OK, maybe because I am 46 and author of several comic book stories (Super Gringa, Dr. Nutmeg’s Femmebots), I realize my list of suggestions above reads like fiction. One of the reasons I switched from journalism to fiction writing is because of fiction’s power to inspire, whereas journalism/politics perpetuates the status quo misery.

And this is where journal-writing/blog-writing gets interesting (at least for me but prolly not for you) because I am processing ideas in my mind in real time.

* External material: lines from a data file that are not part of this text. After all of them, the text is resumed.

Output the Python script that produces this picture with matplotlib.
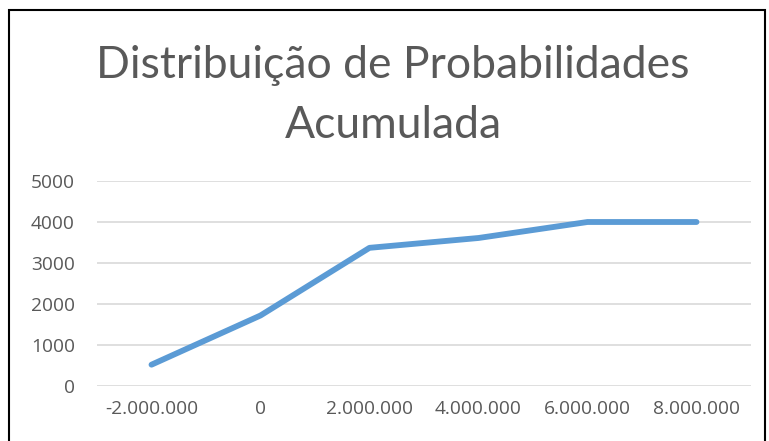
import matplotlib
matplotlib.use('Agg')
import matplotlib.pyplot as plt
from matplotlib.patches import Rectangle

# data
categories = ['-2.000.000', '0', '2.000.000', '4.000.000', '6.000.000', '8.000.000']
values = [520, 1720, 3370, 3610, 4000, 4000]
yticks = [0, 1000, 2000, 3000, 4000, 5000]

plt.rcParams['font.family'] = ['Lato', 'DejaVu Sans']
grey = '#595959'

fig = plt.figure(figsize=(7.69, 4.41), dpi=100)
ax = fig.add_axes([97/769, 1 - 386/441, (751 - 97)/769, (386 - 181)/441])

x = list(range(len(categories)))
ax.plot(x, values, color='#5B9BD5', lw=4.2, solid_capstyle='round', solid_joinstyle='round')

ax.set_xlim(-0.5, len(categories) - 0.5)
ax.set_ylim(0, 5000)
ax.set_yticks(yticks)
ax.set_yticklabels([str(v) for v in yticks])
ax.set_xticks(x)
ax.set_xticklabels(categories)
ax.tick_params(length=0, labelsize=13.8, colors=grey)
for lbl in ax.get_xticklabels() + ax.get_yticklabels():
    lbl.set_family(['Open Sans', 'DejaVu Sans'])
ax.tick_params(axis='y', pad=16)
ax.tick_params(axis='x', pad=10)
ax.grid(axis='y', color='#d9d9d9', lw=1.2)
ax.set_axisbelow(True)
for s in ax.spines.values():
    s.set_visible(False)

fig.text(393/769, 1 - 66/441, 'Distribuição de Probabilidades', ha='center', va='center',
         fontsize=32, color=grey)
fig.text(393/769, 1 - 125/441, 'Acumulada', ha='center', va='center',
         fontsize=32, color=grey)

# chart frame
fig.patches.append(Rectangle((8.5/769, -0.05), (765 - 8.5)/769, 1.05 - 10.5/441,
                             transform=fig.transFigure, fill=False, ec='black', lw=1.5))

fig.savefig('out.png', dpi=100)
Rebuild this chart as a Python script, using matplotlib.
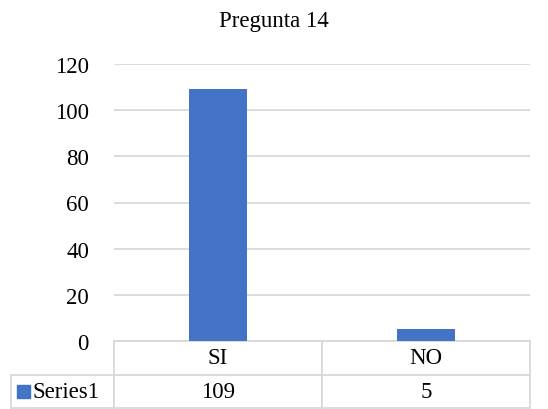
import matplotlib
matplotlib.use("Agg")
import matplotlib.pyplot as plt
from matplotlib.patches import Rectangle

# data
categories = ["SI", "NO"]
values = [109, 5]
series_name = "Series1"
title = "Pregunta 14"
yticks = [0, 20, 40, 60, 80, 100, 120]

bar_color = "#4472c4"
grid_color = "#d9d9d9"
fs = 16.5

plt.rcParams["font.family"] = ["Liberation Serif", "DejaVu Serif"]

fig = plt.figure(figsize=(5.48, 4.10), dpi=100)
ax = fig.add_axes([114 / 548, 1 - 342 / 410, 416 / 548, 277 / 410])

x = list(range(len(categories)))
ax.bar(x, values, width=0.28, color=bar_color, zorder=3)
ax.set_xlim(-0.5, len(categories) - 0.5)
ax.set_ylim(0, 120)
ax.set_yticks(yticks)
ax.set_yticklabels([str(t) for t in yticks], fontsize=fs)
ax.yaxis.grid(True, color=grid_color, linewidth=1.3, zorder=0)
ax.set_xticks([])
ax.tick_params(axis="y", length=0, pad=18)
for s in ax.spines.values():
    s.set_visible(False)

fig.text(0.5, 1 - 22 / 410, title, ha="center", va="center", fontsize=fs)

# data table under the plot
cell_text = [[""] + categories, [""] + [str(v) for v in values]]
label_w = 103 / 416
tbl = ax.table(cellText=cell_text, colWidths=[label_w, 0.5, 0.5],
               cellLoc="center", bbox=[-label_w, -67 / 277, 1 + label_w, 67 / 277])
tbl.auto_set_font_size(False)
tbl.set_fontsize(fs)
for (r, c), cell in tbl.get_celld().items():
    cell.set_edgecolor(grid_color)
    cell.set_linewidth(1.3)
tbl[0, 0].visible_edges = ""

# legend key in the table row label
row_mid = -51 / 277
key = Rectangle(((17 - 114) / 416, -57 / 277), 13 / 416, 13 / 277,
                transform=ax.transAxes, color=bar_color, clip_on=False)
ax.add_patch(key)
ax.text((33 - 114) / 416, row_mid, series_name, fontsize=fs,
        ha="left", va="center", transform=ax.transAxes)

fig.savefig("out.png", dpi=100)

I think Imma write a story called, “La Borinqueña Meets Super Gringa.” How will it be different from some of the stuff I’ve attempted in the past like “Hula Hoops for Puerto Rico” or “Barrio Solar Restores ‘POWER’ to Puerto Rico via Gravity Lights and Solar Panels“?

Hmm. The most important thing for me to remember is that I am now focusing on JUST the writing. The story. I’m not thinking about recording a podcast or shooting a video for YouTube, I am just thinking about the actual story, the words and the relationship between these two characters. Wow. What a relief! So nice to focus in my old age.

The other thing I just thought of is that when I moved to Baldwin Park, a development that used to be a Navy Base, located directly across the street from my old middle school, I had started writing a “young adult” novel (or YA as the publishing industry popularly refers to books for young adults) about a Puerto Rican girl from New York moving to Orlando just before middle school in the late 1980s. It is directly based on my own experience so I feel good about that, I’ve got a ton of journals with authentic material and a stepdaughter just starting middle school this year. But I had thrown in a transgender Puerto Rican kid from the island as her best friend in order to explore some of the issues I’d been thinking about, like the fact Puerto Rico has the highest murder rate of transgender people, and that Orlando is where the Pulse Shooting happened, and more personally, to explore some of my own uncomfortable/competitive GenX feminist feelings about former boys competing with girls in sports. And why does Dorian Electra annoy me? And why was my first attempt at writing a novel (SIRENS) about trans prostitutes in San Francisco’s Tenderloin neighborhood? And bro. The feedback from my Orlando Public Library writing group toward the first scene I shared with them was:

The scene I workshopped with them did not feel authentic to them because kids in the 1980s couldn’t even know they were gay or come out as gay, let alone have any vocabulary for identifying as transgender. So I asked the members of my writing group very earnestly: “Do any of you know a transgender person I can co-write this with?”

Dang. Thank God for their honesty! Gotta be authentic, so what is my real story here? I’m thinking I can just write my own story/experience, which is about a Puerto Rican girl moving from New York to Orlando, the new diaspora. She becomes best friends with a girl whose mom is a Lesbian. That is true. Perhaps I can fictionalize my best friend’s origins. Like, instead of being just a white girl, she can be a white girl who just moved from Vieques because her parents, who worked for the U.S. Navy, were stationed there…although I don’t even know if that is possible because none of the myriad articles online about Vieques says anything about the actual Navy people living on the base. Maybe I can find a good old fashioned book at the Orlando library that will tell me.

Either way, I think this YA story I started writing will be about the budding friendship of two regular girls who grow up to become “Super Gringa” and “La Borinqueña.”


Update: As of 2023, my YA story is unfolding as a fictional series called MODEL RICANS on Wattpad and USA Today commemorated the 20th anniversary of the U.S. Navy leaving Vieques, although cancer rates still remain high there.